Return the lines from the one with "Clone this chart" through the one with "import * as d3 from 'd3';", exactly as they appear and with no pictures.

Records for the task =>
************
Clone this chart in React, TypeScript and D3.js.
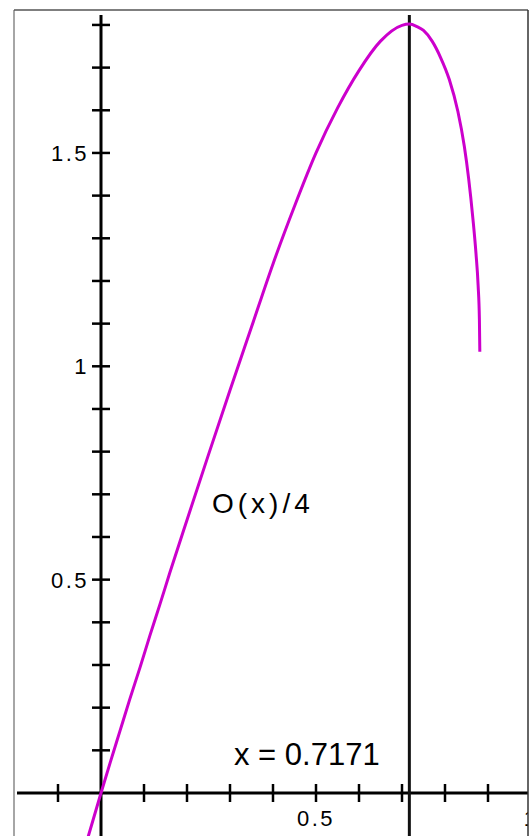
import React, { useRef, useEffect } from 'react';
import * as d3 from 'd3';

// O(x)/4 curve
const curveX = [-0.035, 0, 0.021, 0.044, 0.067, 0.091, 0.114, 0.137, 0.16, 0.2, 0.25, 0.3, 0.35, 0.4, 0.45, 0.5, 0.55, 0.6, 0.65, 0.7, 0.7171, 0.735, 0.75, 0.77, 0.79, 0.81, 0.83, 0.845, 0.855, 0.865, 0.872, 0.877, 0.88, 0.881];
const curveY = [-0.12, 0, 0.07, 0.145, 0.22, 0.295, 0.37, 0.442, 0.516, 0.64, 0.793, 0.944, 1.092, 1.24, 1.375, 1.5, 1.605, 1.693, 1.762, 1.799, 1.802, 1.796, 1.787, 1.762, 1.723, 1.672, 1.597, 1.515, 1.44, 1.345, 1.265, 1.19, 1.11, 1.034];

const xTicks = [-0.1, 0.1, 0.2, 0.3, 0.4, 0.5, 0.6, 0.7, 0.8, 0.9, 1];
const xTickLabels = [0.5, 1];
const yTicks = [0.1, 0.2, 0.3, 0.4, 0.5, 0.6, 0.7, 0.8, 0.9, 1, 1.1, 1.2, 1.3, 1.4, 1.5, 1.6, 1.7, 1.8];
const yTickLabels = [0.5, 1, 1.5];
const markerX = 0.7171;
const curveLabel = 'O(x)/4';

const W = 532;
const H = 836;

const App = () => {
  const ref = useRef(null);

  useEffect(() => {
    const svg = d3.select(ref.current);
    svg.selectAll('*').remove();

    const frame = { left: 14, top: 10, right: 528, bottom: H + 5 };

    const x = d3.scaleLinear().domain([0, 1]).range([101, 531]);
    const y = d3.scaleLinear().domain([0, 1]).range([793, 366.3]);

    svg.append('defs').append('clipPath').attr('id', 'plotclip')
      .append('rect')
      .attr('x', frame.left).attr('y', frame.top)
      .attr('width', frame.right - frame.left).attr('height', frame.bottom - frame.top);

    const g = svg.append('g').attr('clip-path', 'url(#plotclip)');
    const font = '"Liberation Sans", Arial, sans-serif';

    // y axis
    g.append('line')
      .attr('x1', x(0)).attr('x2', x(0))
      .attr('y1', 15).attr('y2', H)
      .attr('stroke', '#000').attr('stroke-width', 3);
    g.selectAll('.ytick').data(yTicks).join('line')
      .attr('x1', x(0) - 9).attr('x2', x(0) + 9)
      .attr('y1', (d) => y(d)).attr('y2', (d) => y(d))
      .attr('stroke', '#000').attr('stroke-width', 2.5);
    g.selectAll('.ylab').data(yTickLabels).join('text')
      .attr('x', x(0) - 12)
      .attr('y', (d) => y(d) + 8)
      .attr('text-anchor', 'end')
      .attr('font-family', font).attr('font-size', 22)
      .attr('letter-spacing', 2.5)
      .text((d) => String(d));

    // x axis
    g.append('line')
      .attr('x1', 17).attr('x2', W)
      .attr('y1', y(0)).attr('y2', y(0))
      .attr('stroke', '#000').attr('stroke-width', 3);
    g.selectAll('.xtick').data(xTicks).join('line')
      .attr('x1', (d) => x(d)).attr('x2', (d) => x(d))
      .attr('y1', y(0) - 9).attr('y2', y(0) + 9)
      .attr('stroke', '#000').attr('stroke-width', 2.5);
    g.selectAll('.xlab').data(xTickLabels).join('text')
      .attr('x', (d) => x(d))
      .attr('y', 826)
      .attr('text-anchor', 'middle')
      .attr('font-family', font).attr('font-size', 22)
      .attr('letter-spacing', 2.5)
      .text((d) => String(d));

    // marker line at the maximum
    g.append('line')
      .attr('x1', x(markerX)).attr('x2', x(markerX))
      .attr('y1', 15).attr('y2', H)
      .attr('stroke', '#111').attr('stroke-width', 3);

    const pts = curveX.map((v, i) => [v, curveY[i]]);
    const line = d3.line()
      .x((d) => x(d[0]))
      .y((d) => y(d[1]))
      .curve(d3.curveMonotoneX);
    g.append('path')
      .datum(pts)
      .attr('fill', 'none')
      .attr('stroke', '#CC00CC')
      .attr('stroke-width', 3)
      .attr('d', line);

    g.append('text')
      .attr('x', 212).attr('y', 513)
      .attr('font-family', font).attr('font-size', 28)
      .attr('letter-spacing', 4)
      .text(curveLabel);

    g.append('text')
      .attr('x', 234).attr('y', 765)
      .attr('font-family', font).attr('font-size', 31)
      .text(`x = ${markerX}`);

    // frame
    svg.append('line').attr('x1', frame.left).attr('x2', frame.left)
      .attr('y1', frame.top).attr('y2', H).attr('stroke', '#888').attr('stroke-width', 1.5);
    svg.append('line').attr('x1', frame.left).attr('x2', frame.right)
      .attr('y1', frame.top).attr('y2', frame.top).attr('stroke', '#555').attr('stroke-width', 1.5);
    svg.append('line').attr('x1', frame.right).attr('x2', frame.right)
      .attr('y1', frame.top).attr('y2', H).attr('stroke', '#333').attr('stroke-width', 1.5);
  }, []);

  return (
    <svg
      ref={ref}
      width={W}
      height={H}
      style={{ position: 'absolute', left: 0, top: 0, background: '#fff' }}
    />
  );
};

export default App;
************
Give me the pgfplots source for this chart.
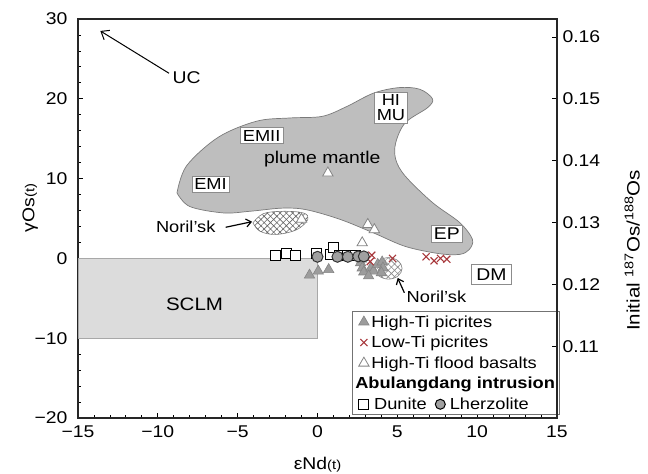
************
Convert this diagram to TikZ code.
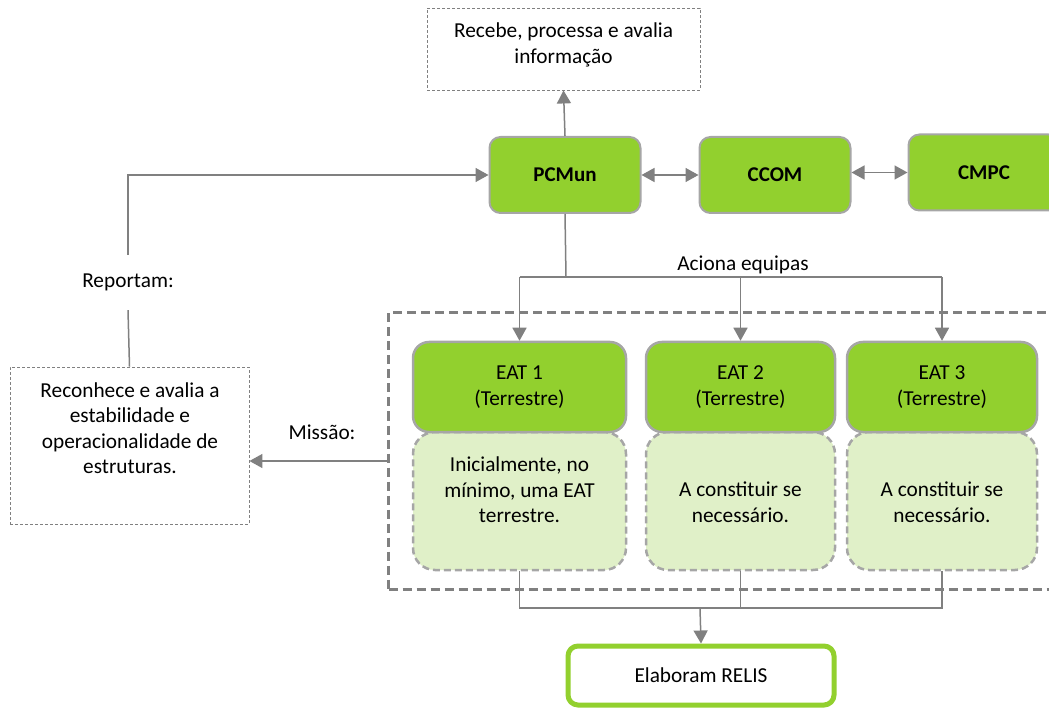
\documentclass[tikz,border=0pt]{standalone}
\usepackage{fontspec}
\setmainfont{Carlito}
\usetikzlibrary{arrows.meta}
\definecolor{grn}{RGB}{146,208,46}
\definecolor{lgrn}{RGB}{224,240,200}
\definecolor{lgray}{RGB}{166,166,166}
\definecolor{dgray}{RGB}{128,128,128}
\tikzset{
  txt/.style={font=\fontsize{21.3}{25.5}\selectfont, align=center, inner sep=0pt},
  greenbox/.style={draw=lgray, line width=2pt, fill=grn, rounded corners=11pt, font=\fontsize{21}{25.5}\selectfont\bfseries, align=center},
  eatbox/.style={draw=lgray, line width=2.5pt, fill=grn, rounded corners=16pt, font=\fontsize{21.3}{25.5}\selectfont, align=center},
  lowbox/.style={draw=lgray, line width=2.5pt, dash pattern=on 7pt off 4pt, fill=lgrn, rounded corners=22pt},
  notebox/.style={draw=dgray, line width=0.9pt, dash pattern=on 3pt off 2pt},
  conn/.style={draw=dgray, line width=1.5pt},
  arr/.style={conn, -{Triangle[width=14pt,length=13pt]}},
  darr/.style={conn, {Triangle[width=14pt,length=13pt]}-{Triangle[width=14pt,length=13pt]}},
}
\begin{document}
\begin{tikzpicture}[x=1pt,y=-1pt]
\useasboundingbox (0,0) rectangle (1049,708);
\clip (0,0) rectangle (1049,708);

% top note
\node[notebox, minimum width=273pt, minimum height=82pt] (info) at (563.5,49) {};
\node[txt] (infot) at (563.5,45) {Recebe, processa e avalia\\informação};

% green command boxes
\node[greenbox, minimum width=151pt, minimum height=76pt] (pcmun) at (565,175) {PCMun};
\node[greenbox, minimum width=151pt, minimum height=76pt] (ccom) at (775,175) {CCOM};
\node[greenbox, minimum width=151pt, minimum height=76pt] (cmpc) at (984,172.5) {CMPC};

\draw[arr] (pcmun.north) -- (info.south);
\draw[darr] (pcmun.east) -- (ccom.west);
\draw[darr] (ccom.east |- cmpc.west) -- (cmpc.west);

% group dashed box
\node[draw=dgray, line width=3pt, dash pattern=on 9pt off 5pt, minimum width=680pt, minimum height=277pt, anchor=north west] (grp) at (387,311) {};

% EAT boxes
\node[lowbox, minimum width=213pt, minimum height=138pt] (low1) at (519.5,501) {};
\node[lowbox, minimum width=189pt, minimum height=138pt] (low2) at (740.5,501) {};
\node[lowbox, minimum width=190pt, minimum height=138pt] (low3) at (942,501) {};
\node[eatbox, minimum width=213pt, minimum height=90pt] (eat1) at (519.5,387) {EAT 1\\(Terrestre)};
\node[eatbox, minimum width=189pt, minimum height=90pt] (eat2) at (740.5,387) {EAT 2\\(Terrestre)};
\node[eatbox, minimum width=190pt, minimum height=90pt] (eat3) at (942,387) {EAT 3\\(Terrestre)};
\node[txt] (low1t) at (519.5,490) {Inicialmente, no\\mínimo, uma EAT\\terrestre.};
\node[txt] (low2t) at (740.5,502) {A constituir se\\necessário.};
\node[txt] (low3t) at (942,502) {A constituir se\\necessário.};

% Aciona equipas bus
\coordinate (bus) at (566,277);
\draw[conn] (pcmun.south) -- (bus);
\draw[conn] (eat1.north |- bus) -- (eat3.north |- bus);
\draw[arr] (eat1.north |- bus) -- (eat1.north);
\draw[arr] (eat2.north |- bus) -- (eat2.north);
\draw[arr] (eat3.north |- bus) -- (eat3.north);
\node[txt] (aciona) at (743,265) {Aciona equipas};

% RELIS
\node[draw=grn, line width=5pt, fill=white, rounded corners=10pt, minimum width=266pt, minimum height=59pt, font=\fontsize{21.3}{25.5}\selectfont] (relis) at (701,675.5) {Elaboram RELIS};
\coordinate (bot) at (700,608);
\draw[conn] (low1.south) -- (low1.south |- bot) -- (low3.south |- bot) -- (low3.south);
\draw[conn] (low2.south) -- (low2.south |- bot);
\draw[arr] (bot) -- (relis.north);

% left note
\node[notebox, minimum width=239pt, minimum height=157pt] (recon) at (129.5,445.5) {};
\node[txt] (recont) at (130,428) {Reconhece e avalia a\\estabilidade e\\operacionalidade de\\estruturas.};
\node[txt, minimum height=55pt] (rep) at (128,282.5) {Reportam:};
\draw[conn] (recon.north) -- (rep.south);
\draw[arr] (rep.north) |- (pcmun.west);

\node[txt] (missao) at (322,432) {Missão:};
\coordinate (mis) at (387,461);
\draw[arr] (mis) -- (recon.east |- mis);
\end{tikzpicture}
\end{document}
************
Output of the task =>
Clone this chart in React, TypeScript and D3.js.
import React, { useRef, useEffect } from 'react';
import * as d3 from 'd3';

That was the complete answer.